A decade ago, droves of birds were flying into the glass façades of Yonge Corporate Center in Toronto, a well-wooded, well-landscaped site owned by real estate company Cadillac Fairview. In 2010 alone, FLAP volunteers found 826 dead birds there, including two threatened species. FLAP and Klem became central witnesses in a suit brought by the law firm Ecojustice. In 2013 a provincial court judge ruled that the company was liable for the deaths (though it was acquitted because it had, in the meantime, retrofitted its building using dot stickers). “We got a very strong legal precedent: If you are killing birds with windows, you are running afoul of the law,” Albert Koehl, the lead prosecutor, says. “The precedent makes a lot of companies anxious because they know they can be prosecuted.” 

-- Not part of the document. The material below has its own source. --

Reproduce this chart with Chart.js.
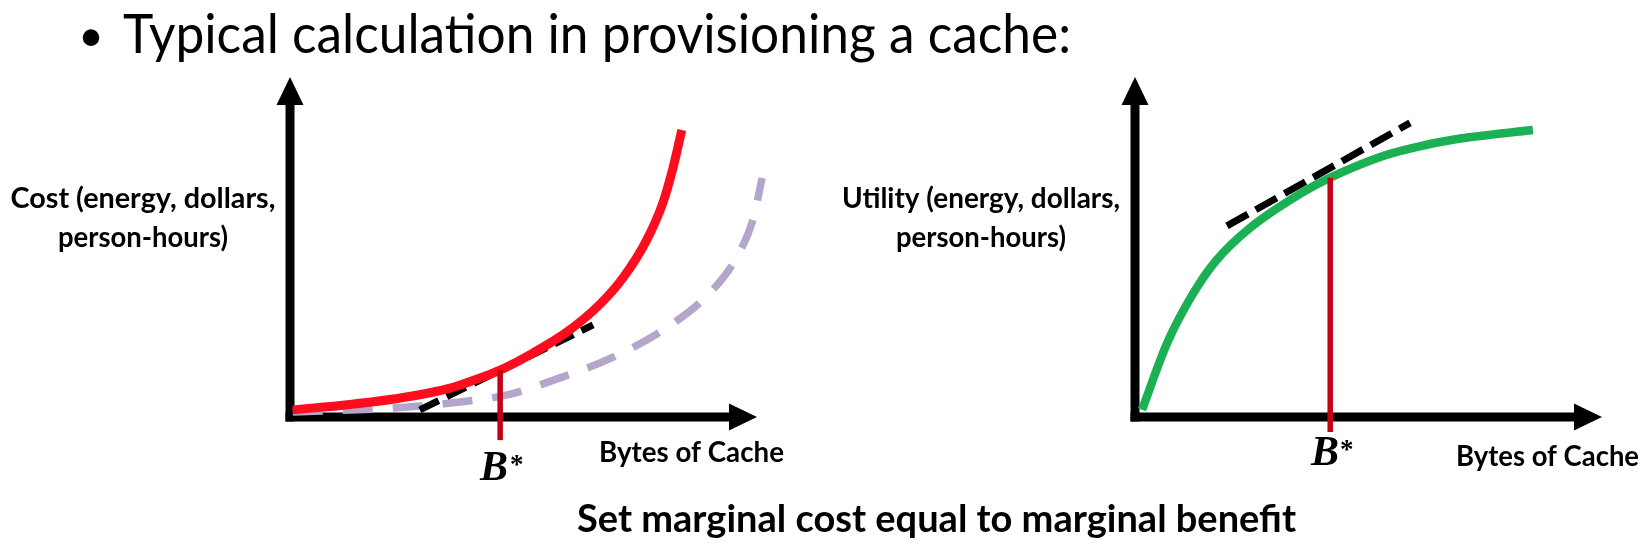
<!DOCTYPE html>
<html><head><meta charset="utf-8">
<script src="https://cdn.jsdelivr.net/npm/chart.js@4.4.1/dist/chart.umd.min.js"></script>
<style>html,body{margin:0;padding:0;background:#fff;overflow:hidden}canvas{display:block}</style>
</head><body>
<canvas id="c" width="1644" height="550"></canvas>
<script>
// ---------- DATA (units: x 0..100 = origin..arrow tip, y 0..100 = x-axis..arrow tip) ----------
// Left panel: cost of cache
const costX        = [0.6, 12.8, 23.6, 34.3, 40.7, 45.0, 52.0, 59.3, 66.4, 71.3, 76.4, 79.9, 82.0, 83.9];
const costY        = [2.1, 3.7, 5.6, 8.5, 11.5, 13.8, 18.8, 25.0, 33.2, 40.9, 52.1, 63.2, 73.2, 84.4];
const altCostX     = [0.6, 21.8, 34.3, 46.5, 57.8, 69.2, 79.9, 89.9, 95.7, 99.1, 101.1];
const altCostY     = [1.5, 2.6, 4.1, 6.5, 11.5, 17.6, 25.6, 36.5, 47.1, 57.9, 70.3];
const costTangentX = [27.8, 64.9];
const costTangentY = [2.1, 27.1];
const costOptX     = [45.0, 45.0];
const costOptY     = [-6.8, 13.8];
// Right panel: utility of cache
const utilX        = [1.5, 6.9, 12.4, 17.3, 24.6, 35.3, 41.8, 52.5, 59.3, 69.6, 85.2];
const utilY        = [2.1, 21.8, 36.2, 45.9, 55.6, 65.6, 70.4, 76.5, 79.1, 81.9, 84.4];
const utilTangentX = [19.7, 58.9];
const utilTangentY = [56.2, 86.5];
const utilOptX     = [41.8, 41.8];
const utilOptY     = [-4.4, 70.4];
// Text
const titleText    = "Typical calculation in provisioning a cache:";
const costLabel    = ["Cost (energy, dollars,", "person-hours)"];
const utilLabel    = ["Utility (energy, dollars,", "person-hours)"];
const xLabel       = "Bytes of Cache";
const optLabel     = "B";
const optSup       = "*";
const footerText   = "Set marginal cost equal to marginal benefit";

// ---------- LAYOUT ----------
const W = 1644, H = 550;
const FRAME = { L: {x0: 290, x1: 757, y0: 417, y1: 77}, R: {x0: 1135, x1: 1602, y0: 417, y1: 77} };
function xRange(f){ const k = 100/(f.x1-f.x0); return {min: -f.x0*k, max: (W-f.x0)*k}; }
function yRange(f){ const k = 100/(f.y0-f.y1); return {min: -(H-f.y0)*k, max: f.y0*k}; }
const zip = (xs, ys) => xs.map((x,i)=>({x, y: ys[i]}));

const RED = '#FF0D1F', LAV = '#B4A5CB', GREEN = '#1CB055', DARKRED = '#C20016';

function ds(xs, ys, side, color, width, opts){
  return Object.assign({
    data: zip(xs, ys), xAxisID: 'x'+side, yAxisID: 'y'+side,
    borderColor: color, borderWidth: width, pointRadius: 0, fill: false,
    borderCapStyle: 'butt', borderJoinStyle: 'round', tension: 0
  }, opts||{});
}

const axesPlugin = {
  id: 'arrowAxes',
  beforeDatasetsDraw(chart){
    const ctx = chart.ctx;
    ['L','R'].forEach(s=>{
      const xs = chart.scales['x'+s], ys = chart.scales['y'+s];
      const ox = xs.getPixelForValue(0), oy = ys.getPixelForValue(0);
      const tx = xs.getPixelForValue(100), ty = ys.getPixelForValue(100);
      const lw = 9, hl = 28, hw = 13.5;
      ctx.save();
      ctx.fillStyle = '#000';
      ctx.fillRect(ox - lw/2, ty + hl - 1, lw, oy + lw/2 - (ty + hl - 1));
      ctx.fillRect(ox - lw/2, oy - lw/2, tx - hl + 1 - (ox - lw/2), lw);
      ctx.beginPath();
      ctx.moveTo(ox, ty); ctx.lineTo(ox - hw, ty + hl); ctx.lineTo(ox + hw, ty + hl); ctx.closePath(); ctx.fill();
      ctx.beginPath();
      ctx.moveTo(tx, oy); ctx.lineTo(tx - hl, oy - hw); ctx.lineTo(tx - hl, oy + hw); ctx.closePath(); ctx.fill();
      ctx.restore();
    });
  }
};

const textPlugin = {
  id: 'slideText',
  afterDraw(chart){
    const ctx = chart.ctx;
    ctx.save();
    ctx.fillStyle = '#000';
    ctx.textBaseline = 'alphabetic';
    // title
    ctx.font = '44px Lato';
    ctx.textAlign = 'center';
    ctx.fillText('\u2022', 91, 51);
    ctx.font = '54px Lato';
    ctx.textAlign = 'left';
    ctx.fillText(titleText, 123, 53, 948);
    // y labels
    ctx.font = 'bold 29px Lato';
    ctx.textAlign = 'center';
    ctx.fillText(costLabel[0], 143, 208, 265);
    ctx.fillText(costLabel[1], 143, 247, 170);
    ctx.fillText(utilLabel[0], 981, 208, 278);
    ctx.fillText(utilLabel[1], 981, 247, 170);
    // x labels
    ctx.font = 'bold 28px Lato';
    ctx.textAlign = 'left';
    ctx.fillText(xLabel, 599, 462, 185);
    ctx.fillText(xLabel, 1456, 466, 183);
    // B* labels
    ctx.font = 'italic bold 42px "Liberation Serif"';
    ctx.fillText(optLabel, 480, 480);
    ctx.fillText(optLabel, 1311, 465);
    ctx.font = 'bold 27px "Liberation Serif"';
    ctx.fillText(optSup, 510, 473);
    ctx.fillText(optSup, 1340, 458);
    // footer
    ctx.font = 'bold 38px Lato';
    ctx.fillText(footerText, 577, 532, 721);
    ctx.restore();
  }
};

const rx = (f)=>xRange(f), ry = (f)=>yRange(f);
new Chart(document.getElementById('c'), {
  type: 'line',
  data: {
    datasets: [
      ds(costOptX, costOptY, 'L', DARKRED, 5.5),
      ds(utilOptX, utilOptY, 'R', DARKRED, 5.5),
      ds(costX, costY, 'L', RED, 9, {cubicInterpolationMode: 'monotone'}),
      ds(utilX, utilY, 'R', GREEN, 8.5, {cubicInterpolationMode: 'monotone'}),
      ds(costTangentX, costTangentY, 'L', '#000', 7, {borderDash: [21, 9]}),
      ds(utilTangentX, utilTangentY, 'R', '#000', 7, {borderDash: [24, 9]}),
      ds(altCostX, altCostY, 'L', LAV, 7.5, {borderDash: [30, 20], cubicInterpolationMode: 'monotone'})
    ]
  },
  options: {
    responsive: false, animation: false, events: [],
    layout: {padding: 0},
    plugins: {legend: {display: false}, tooltip: {enabled: false}, title: {display: false}},
    scales: {
      xL: {type: 'linear', axis: 'x', display: false, min: rx(FRAME.L).min, max: rx(FRAME.L).max},
      yL: {type: 'linear', axis: 'y', display: false, min: ry(FRAME.L).min, max: ry(FRAME.L).max},
      xR: {type: 'linear', axis: 'x', display: false, min: rx(FRAME.R).min, max: rx(FRAME.R).max},
      yR: {type: 'linear', axis: 'y', display: false, min: ry(FRAME.R).min, max: ry(FRAME.R).max}
    }
  },
  plugins: [axesPlugin, textPlugin]
});
</script>
</body></html>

Koehl, Mesure, and others expected the decision would quickly lead to Ontario-wide regulation. But little happened, Koehl says, in part because real estate companies “have huge power, and governments are leery to regulate them.” This spring, Ontario’s Ministry of Environment Conservation and Parks took action. It hired CSA Group—an international company based in Canada that recommends industry codes, which often become the basis for federal law—to fast-track green-building standards for Ontario. CSA Group is expected to release a template for bird-friendly products and designs in early 2019.

CSA Group’s recommendations could change norms in Canada, accomplishing what many activists across North America have long hoped national legislation would. If the voluntary standards are adopted as regulations by municipalities throughout Canada, as some experts expect, birds would be considered from the get-go: Making birds central to design could become routine professional practice—no longer dependent on this architect or that city’s laws, this property manager or that activist. “It has been, in many cases, just the sheer tenacity of individuals,” De Groot says. “They have single-handedly made a huge difference.”

The standards could have a ripple effect as well. Just as the early accomplishments in Toronto have spread throughout Canada and the United States, CSA Group’s recommendations are expected by Klem, Mesure, and others to have international impact. The company works on codes and standards around the world and has nine offices in the United States. The hodgepodge of regulation everywhere is, as Mesure notes, “driving architects crazy.” Bird-friendly elements are required in San Francisco, voluntary in Palo Alto, required in Minnesota, pending in Maryland, required in Toronto, voluntary in Calgary. “As cities find that there is a national standard that has been created, it is going to make them stand up and notice that this is serious,” Steven Morren, of Walker Glass, says. “It is going to make it easy for them.”

Simplicity is also critical for the millions of older buildings and homes that are inadvertent death traps. As he stood near the Markham office building in the shade of pines and cedars, a varied habitat loved by kinglets, Mesure did a rapid, informal assessment on his phone. FLAP is developing a 24-question app that can quickly gauge a building’s “bird threat.” The app, scheduled for release in the next six months, distills the 400-question audit FLAP uses to provide recommendations to building managers. In Mesure’s view, streamlining assessment is key to motivating owners and managers of millions of problematic buildings to do retrofits, which usually doesn’t require treatment on all sides or floors. After three minutes, he had the building’s rating, which matched his own assessment: lethal by day, moderate by night. Fatalities could likely be reduced by treating windows at canopy level alone, on all façades.

The ease of the app could help FLAP and similar organizations reach private homeowners, too. “The residential community is really, really tricky,” Mesure says. Home windows are estimated to cause between 44 and 90 percent of bird-strike deaths, far more than the office buildings and glassy condos that have drawn the most public attention. Trees and feeders bring birds in close to reflections of trees and feeders. Unless homeowners hear a thud or see the powdery traces of impact blurring their view, they often don’t know the risk their residence poses. Guided by the app, homeowners could make their properties safer for birds.

Preventing collisions is one of the few straightforward things a person or company can do to protect birds, which face myriad threats. BirdLife International’s 2018 report found that of the world’s avian species, 3,967, or about 40 percent, are in decline, and 13 percent are vulnerable or endangered. Habitat loss, pollutants, cats, power lines, and climate change all contribute to the losses—to a growing quiet in the ever noisier world. 

Unlike those threats, people regularly encounter the casualties of bird strikes. Most everyone sees the toll windows take at some point, whether it’s the thwackagainst a sliding-glass door or a warbler carcass on the sidewalk outside their office. And, says Mesure, “it is slowly, but surely, becoming socially unacceptable to not deal with this issue.”